**** SUPPLIED MATERIAL ****

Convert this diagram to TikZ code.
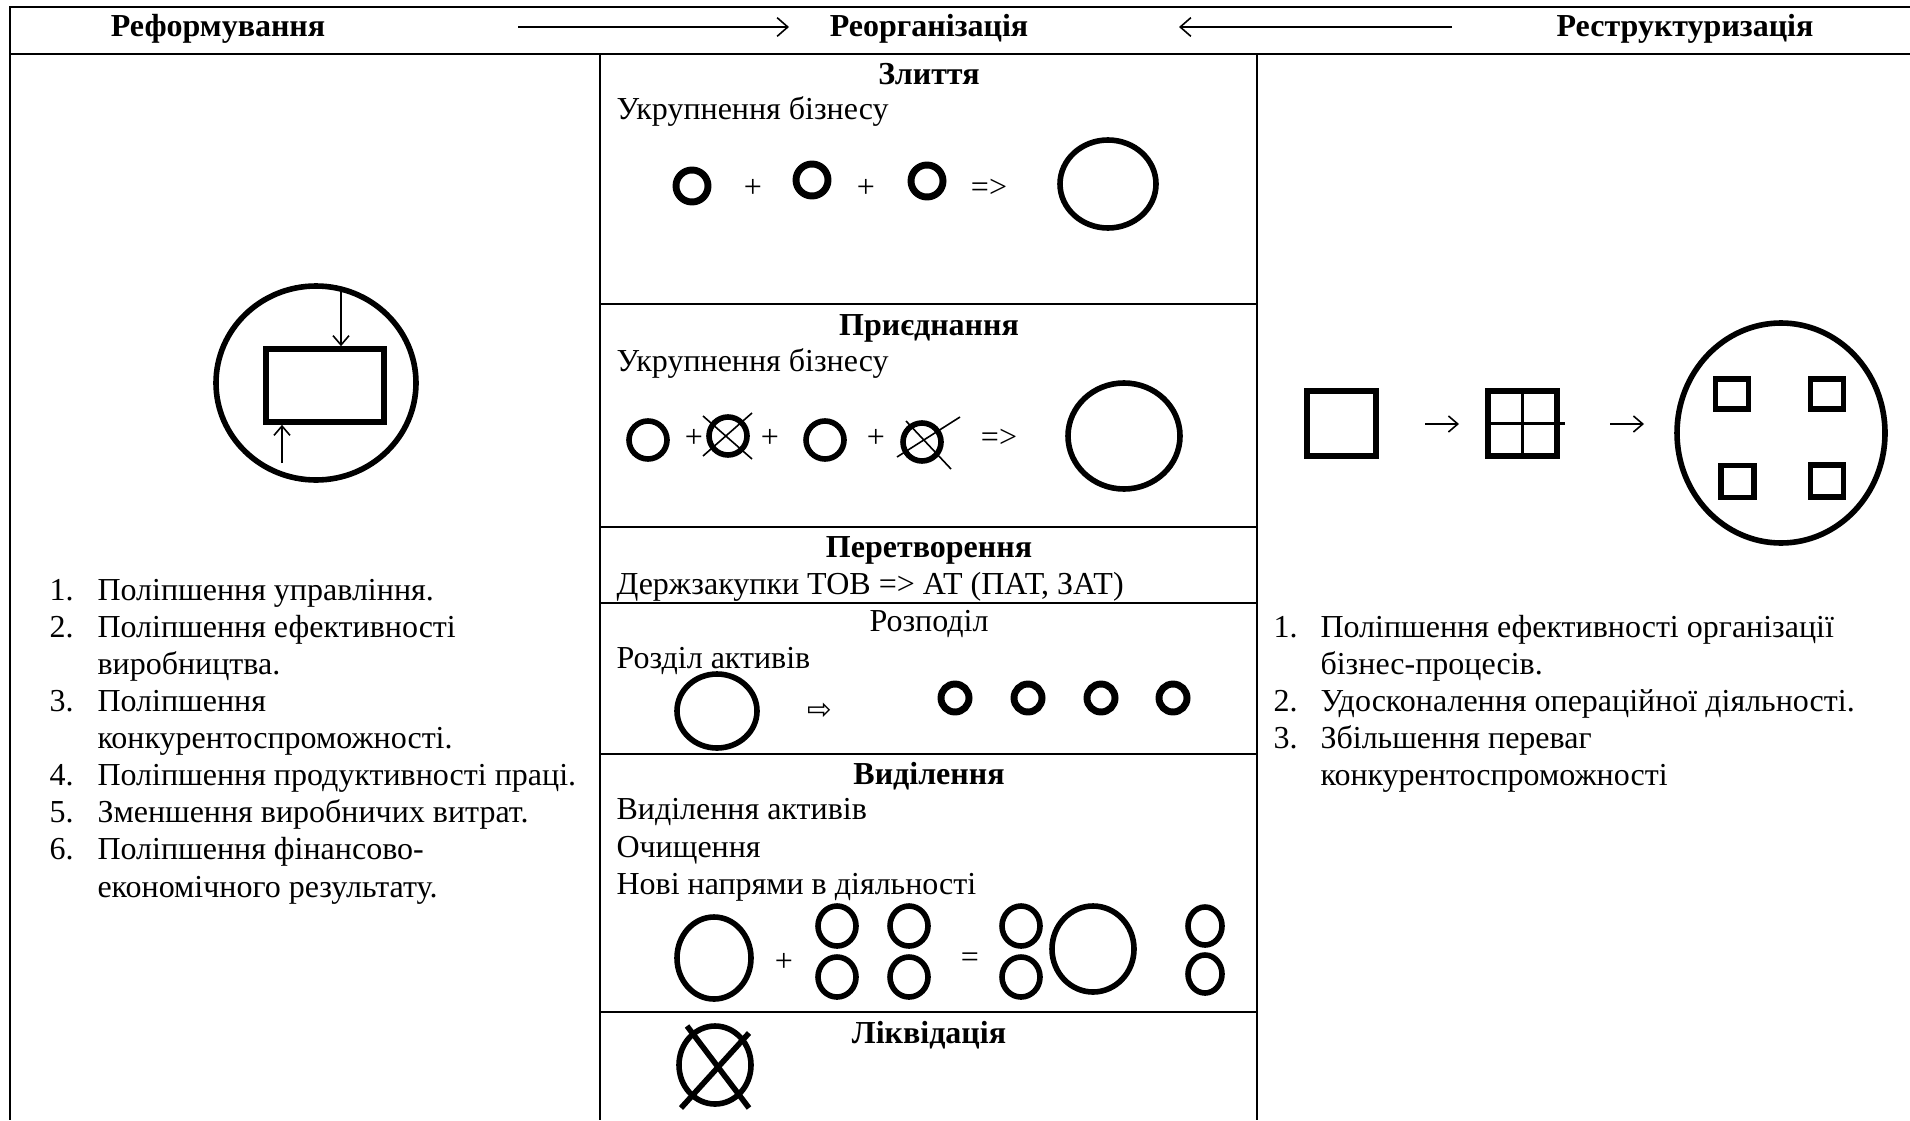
\documentclass[tikz,border=0pt]{standalone}
\usepackage{fontspec}
\setmainfont{Liberation Serif}[Scale=1.2]
\newfontfamily\symfont{DejaVu Sans}
\usetikzlibrary{arrows.meta,shapes.geometric}

% ring: #1 name, #2 position, #3 x-radius, #4 y-radius (in px units)
\newcommand\ringat[4]{\node[ring, minimum width=#3*0.75pt, minimum height=#4*0.75pt] (#1) at #2 {};}
\newcommand\dotat[4]{\node[ring, bold ring, minimum width=#3*0.75pt, minimum height=#4*0.75pt] (#1) at #2 {};}
\newcommand\boxat[4]{\node[sqbox, minimum width=#3*0.375pt, minimum height=#4*0.375pt] (#1) at #2 {};}

\begin{document}
\begin{tikzpicture}[x=0.375pt,y=-0.375pt,
  rule/.style={line width=1.1pt},
  ring/.style={draw, ellipse, line width=2.1pt, inner sep=0pt},
  bold ring/.style={line width=2.6pt},
  sqbox/.style={draw, rectangle, line width=2.1pt, inner sep=0pt},
  head/.style={font=\bfseries, anchor=base, inner sep=0pt},
  txt/.style={anchor=base west, inner sep=0pt},
  num/.style={anchor=base west, inner sep=0pt},
  sign/.style={inner sep=0pt},
  barb/.style={-{Straight Barb[length=4pt,width=7pt]}, line width=0.6pt},
  small barb/.style={-{Straight Barb[length=3.5pt,width=6pt]}, line width=0.6pt},
  cross/.style={line width=0.6pt},
  heavy cross/.style={line width=2.1pt}
]
\useasboundingbox (0,0) rectangle (1910,1120);
\fill[white] (0,0) rectangle (1910,1120);

% ---------- table grid ----------
\draw[rule] (1910,7) -- (10,7) -- (10,1120);
\draw[rule] (10,54) -- (1910,54);
\draw[rule] (600,54) -- (600,1120);
\draw[rule] (1257,54) -- (1257,1120);
\foreach \yy in {304,527,603,754,1012}
  \draw[rule] (600,\yy) -- (1257,\yy);

% ---------- header row ----------
\node[head] (hRef) at (218,37) {Реформування};
\node[head] (hReo) at (929,37) {Реорганізація};
\node[head] (hRes) at (1685,37) {Реструктуризація};
\coordinate (a1s) at (518,27);
\coordinate (a1e) at (789,27);
\coordinate (a2s) at (1452,27);
\coordinate (a2e) at (1179,27);
\draw[barb] (a1s) -- (a1e);
\draw[barb] (a2s) -- (a2e);

% ---------- left column: reforming ----------
\ringat{refRing}{(316,383)}{100}{97}
\node[sqbox, minimum width=118*0.375pt, minimum height=73*0.375pt] (refBox) at (325,385.5) {};
\coordinate (inTop) at (341,287);
\coordinate (inBot) at (282,463);
\draw[small barb] (inTop) -- (inTop |- refBox.north);
\draw[small barb] (inBot) -- (inBot |- refBox.south);

\node[num] (l1n) at (49,600) {1.};
\node[txt] (l1t) at (97,600) {Поліпшення управління.};
\node[num] (l2n) at (49,637) {2.};
\node[txt] (l2t) at (97,637) {Поліпшення ефективності};
\node[txt] (l2u) at (97,674) {виробництва.};
\node[num] (l3n) at (49,711) {3.};
\node[txt] (l3t) at (97,711) {Поліпшення};
\node[txt] (l3u) at (97,748) {конкурентоспроможності.};
\node[num] (l4n) at (49,785) {4.};
\node[txt] (l4t) at (97,785) {Поліпшення продуктивності праці.};
\node[num] (l5n) at (49,822) {5.};
\node[txt] (l5t) at (97,822) {Зменшення виробничих витрат.};
\node[num] (l6n) at (49,859) {6.};
\node[txt] (l6t) at (97,859) {Поліпшення фінансово-};
\node[txt] (l6u) at (97,897) {економічного результату.};

% ---------- middle column: reorganisation ----------
% merger
\node[head] (mergeH) at (929,85) {Злиття};
\node[txt] (mergeT) at (616,120) {Укрупнення бізнесу};
\dotat{mA}{(692,186)}{16}{16}
\node[sign] (mP1) at (753,188) {+};
\dotat{mB}{(812,180)}{16}{16}
\node[sign] (mP2) at (866,188) {+};
\dotat{mC}{(927,181)}{16}{16}
\node[sign] (mImp) at (989,188) {=>};
\ringat{mBig}{(1108,184)}{48}{44}

% accession
\node[head] (accH) at (929,335) {Приєднання};
\node[txt] (accT) at (616,371) {Укрупнення бізнесу};
\ringat{aA}{(648,440)}{19}{19}
\node[sign] (aP1) at (694,438) {+};
\ringat{aX}{(728,436)}{19}{19}
\draw[cross] ([shift={(-25,-20)}]aX.center) -- ([shift={(24,23)}]aX.center);
\draw[cross] ([shift={(-25,20)}]aX.center) -- ([shift={(24,-23)}]aX.center);
\node[sign] (aP2) at (770,438) {+};
\ringat{aB}{(825,440)}{19}{19}
\node[sign] (aP3) at (876,438) {+};
\ringat{aY}{(922,442)}{19}{19}
\draw[cross] ([shift={(-16,-21)}]aY.center) -- ([shift={(29,27)}]aY.center);
\draw[cross] ([shift={(-25,15)}]aY.center) -- ([shift={(38,-25)}]aY.center);
\node[sign] (aImp) at (999,438) {=>};
\ringat{aBig}{(1124,436)}{56}{53}

% transformation
\node[head] (trH) at (929,557) {Перетворення};
\node[txt] (trT) at (616,594) {Держзакупки ТОВ => АТ (ПАТ, ЗАТ)};

% division
\node[anchor=base, inner sep=0pt] (divH) at (929,631) {Розподіл};
\node[txt] (divT) at (616,668) {Розділ активів};
\ringat{dBig}{(717,711)}{40}{37}
\node[sign, font=\symfont\fontsize{11}{12}\selectfont] (dArr) at (820,711) {⇨};
\dotat{dA}{(955,698)}{14}{14}
\dotat{dB}{(1028,698)}{14}{14}
\dotat{dC}{(1101,698)}{14}{14}
\dotat{dD}{(1173,698)}{14}{14}

% spin-off
\node[head] (spH) at (929,784) {Виділення};
\node[txt] (spT1) at (616,819) {Виділення активів};
\node[txt] (spT2) at (616,857) {Очищення};
\node[txt] (spT3) at (616,894) {Нові напрями в діяльності};
\ringat{sBig}{(714,958)}{37}{41}
\node[sign] (sPlus) at (784,962) {+};
\ringat{sA}{(837,926)}{19}{20}
\ringat{sB}{(909,926)}{19}{20}
\ringat{sC}{(837,977)}{19}{20}
\ringat{sD}{(909,977)}{19}{20}
\node[sign] (sEq) at (970,960) {=};
\ringat{sE}{(1021,926)}{19}{20}
\ringat{sF}{(1021,977)}{19}{20}
\ringat{sBig2}{(1093,949)}{41}{43}
\ringat{sG}{(1205,926)}{17}{19}
\ringat{sH}{(1205,974)}{17}{19}

% liquidation
\node[head] (liqH) at (929,1043) {Ліквідація};
\ringat{qX}{(715,1065)}{36}{39}
\draw[heavy cross] ([shift={(-28,-39)}]qX.center) -- ([shift={(34,43)}]qX.center);
\draw[heavy cross] ([shift={(-34,43)}]qX.center) -- ([shift={(34,-32)}]qX.center);

% ---------- right column: restructuring ----------
\boxat{rOne}{(1341.5,423.5)}{69}{65}
\coordinate (r1s) at (1425,424);
\coordinate (r1e) at (1459,424);
\draw[small barb] (r1s) -- (r1e);
\boxat{rTwo}{(1522.5,423.5)}{69}{65}
\draw[line width=0.9pt] (rTwo.north) -- (rTwo.south);
\draw[line width=0.9pt] (rTwo.west) -- ([xshift=2pt]rTwo.east);
\coordinate (r2s) at (1610,424);
\coordinate (r2e) at (1644,424);
\draw[small barb] (r2s) -- (r2e);
\ringat{rRing}{(1781,433)}{104}{110}
\boxat{rq1}{(1732,394)}{33}{30}
\boxat{rq2}{(1827,394)}{33}{30}
\boxat{rq3}{(1737.5,481.5)}{33}{32}
\boxat{rq4}{(1827,481)}{33}{32}

\node[num] (r1n) at (1273,637) {1.};
\node[txt] (r1t) at (1320,637) {Поліпшення ефективності організації};
\node[txt] (r1u) at (1320,674) {бізнес-процесів.};
\node[num] (r2n) at (1273,711) {2.};
\node[txt] (r2t) at (1320,711) {Удосконалення операційної діяльності.};
\node[num] (r3n) at (1273,748) {3.};
\node[txt] (r3t) at (1320,748) {Збільшення переваг};
\node[txt] (r3u) at (1320,785) {конкурентоспроможності};
\end{tikzpicture}
\end{document}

****

## REQUIRED WORK
Repeat only the lines between the start of the data and the line with "(a2s) -- (a2e);", including those two lines, and skip the pictures.

## COMPLETE OUTPUT
Convert this diagram to TikZ code.
\documentclass[tikz,border=0pt]{standalone}
\usepackage{fontspec}
\setmainfont{Liberation Serif}[Scale=1.2]
\newfontfamily\symfont{DejaVu Sans}
\usetikzlibrary{arrows.meta,shapes.geometric}

% ring: #1 name, #2 position, #3 x-radius, #4 y-radius (in px units)
\newcommand\ringat[4]{\node[ring, minimum width=#3*0.75pt, minimum height=#4*0.75pt] (#1) at #2 {};}
\newcommand\dotat[4]{\node[ring, bold ring, minimum width=#3*0.75pt, minimum height=#4*0.75pt] (#1) at #2 {};}
\newcommand\boxat[4]{\node[sqbox, minimum width=#3*0.375pt, minimum height=#4*0.375pt] (#1) at #2 {};}

\begin{document}
\begin{tikzpicture}[x=0.375pt,y=-0.375pt,
  rule/.style={line width=1.1pt},
  ring/.style={draw, ellipse, line width=2.1pt, inner sep=0pt},
  bold ring/.style={line width=2.6pt},
  sqbox/.style={draw, rectangle, line width=2.1pt, inner sep=0pt},
  head/.style={font=\bfseries, anchor=base, inner sep=0pt},
  txt/.style={anchor=base west, inner sep=0pt},
  num/.style={anchor=base west, inner sep=0pt},
  sign/.style={inner sep=0pt},
  barb/.style={-{Straight Barb[length=4pt,width=7pt]}, line width=0.6pt},
  small barb/.style={-{Straight Barb[length=3.5pt,width=6pt]}, line width=0.6pt},
  cross/.style={line width=0.6pt},
  heavy cross/.style={line width=2.1pt}
]
\useasboundingbox (0,0) rectangle (1910,1120);
\fill[white] (0,0) rectangle (1910,1120);

% ---------- table grid ----------
\draw[rule] (1910,7) -- (10,7) -- (10,1120);
\draw[rule] (10,54) -- (1910,54);
\draw[rule] (600,54) -- (600,1120);
\draw[rule] (1257,54) -- (1257,1120);
\foreach \yy in {304,527,603,754,1012}
  \draw[rule] (600,\yy) -- (1257,\yy);

% ---------- header row ----------
\node[head] (hRef) at (218,37) {Реформування};
\node[head] (hReo) at (929,37) {Реорганізація};
\node[head] (hRes) at (1685,37) {Реструктуризація};
\coordinate (a1s) at (518,27);
\coordinate (a1e) at (789,27);
\coordinate (a2s) at (1452,27);
\coordinate (a2e) at (1179,27);
\draw[barb] (a1s) -- (a1e);
\draw[barb] (a2s) -- (a2e);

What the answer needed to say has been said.